February 12, 2010

HTML5 "experiment" and W3C Priorities

in yet another astounding revelation, here's another post, again to the W3C secret Member-Only w3c-ac-forum cabal's list. Since this is my blog, I can repost all this historical stuff, right? Of course, this was a while ago, in the context of W3C budget discussions, and before there was even the (buggy!) HTML working group "Decision Policy".


From: Larry Masinter <masinter@adobe.com>
Date: Thu, 25 Sep 2008 15:18:29 -0700
To: "w3c-ac-forum@w3.org"

My personal observation is that the current HTML5 process combines the worst elements of the IETF process and the W3C process. From the IETF, there is the chaos of an open mailing list, wide ranging comments and free participation, but without the "adult supervision" that the IETF supplies in the form of the Internet Engineering Steering Group (IESG) and the area directors. From the W3C, there is the overhead and cost of W3C activity management and staff, and a process that assumes that voting members actually have a say in the final specification, but without any actual responsibility or response to normal W3C safeguards and cross-checks.

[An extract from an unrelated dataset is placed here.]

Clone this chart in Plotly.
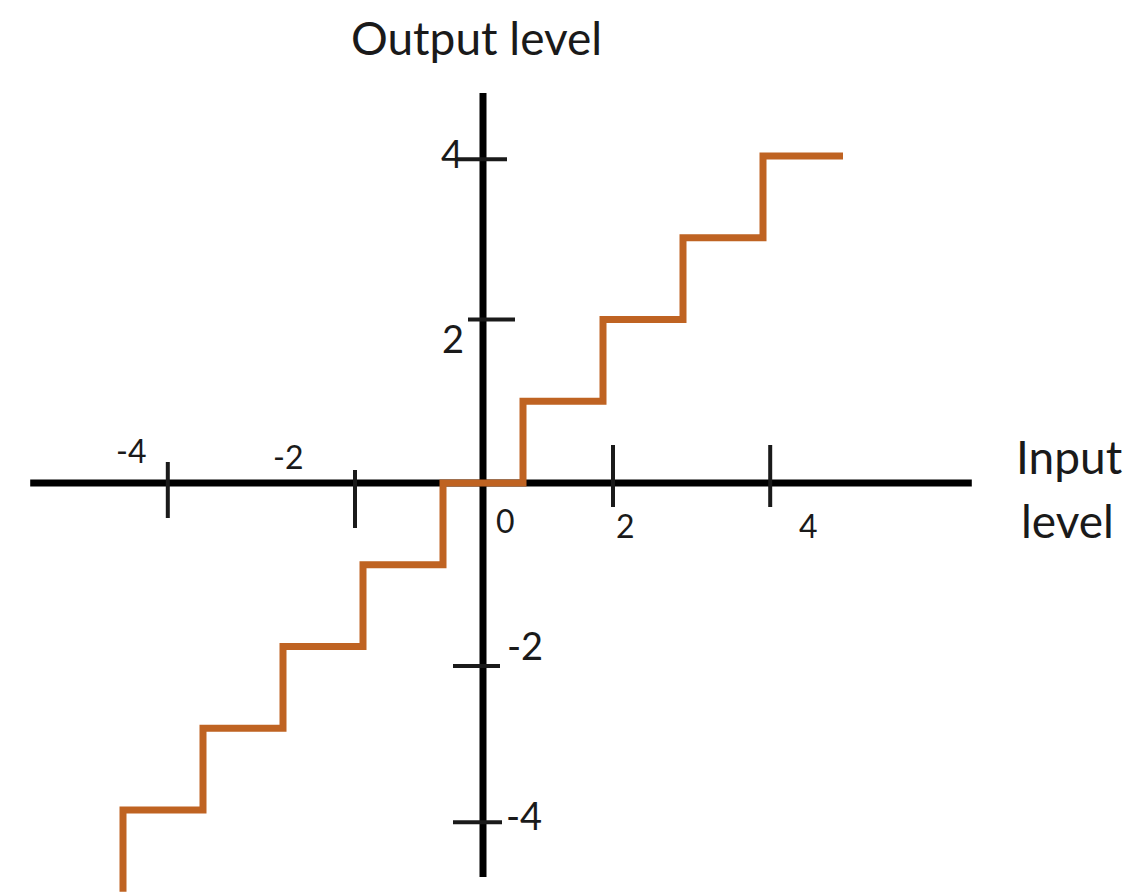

Recall the original history of HTML standardization: it started in the IETF, but succumbed there to an irresolvable debate between "inline font tags" vs "style sheets". The move to W3C was to provide a more structured environment, and strong enough management to resolve the ongoing positioning by Netscape and Microsoft.

At this point, the players have changed and there are more of them, but the jockeying for position is ongoing, but W3C seems to have abdicated any responsibility for ensuring that comments get answered, that questions are addressed on their technical merits, that reasonable voices are considered and points of view addressed, even when they differ from the point of view of the current editor of the document.

The W3C process document was built to safeguard the process. If there is an 'experiment' and the experiment is going awry, then the experiment shouldn't continue in its current form.

My basic premise for W3C prioritization is that the expansion of W3C activities outside the core of the web, in an attempt to gather more members, has basically been counter-productive, because activities have a lifetime beyond the interest of the few incremental members attracted. The basic direction I would suggest is to trim staff and expenses, and refocus the remaining staff on the core fundamentals of the web. Yes, some special interests may leave if their projects are no longer being developed by W3C, but the W3C process has a heavy overhead which was designed for a much narrower scope. Even if the peripheral activities seem like they're self-funding, every new topic stretches the ability of staff, TAG, Advisory Board, and ultimately the Director to understand and manage the process.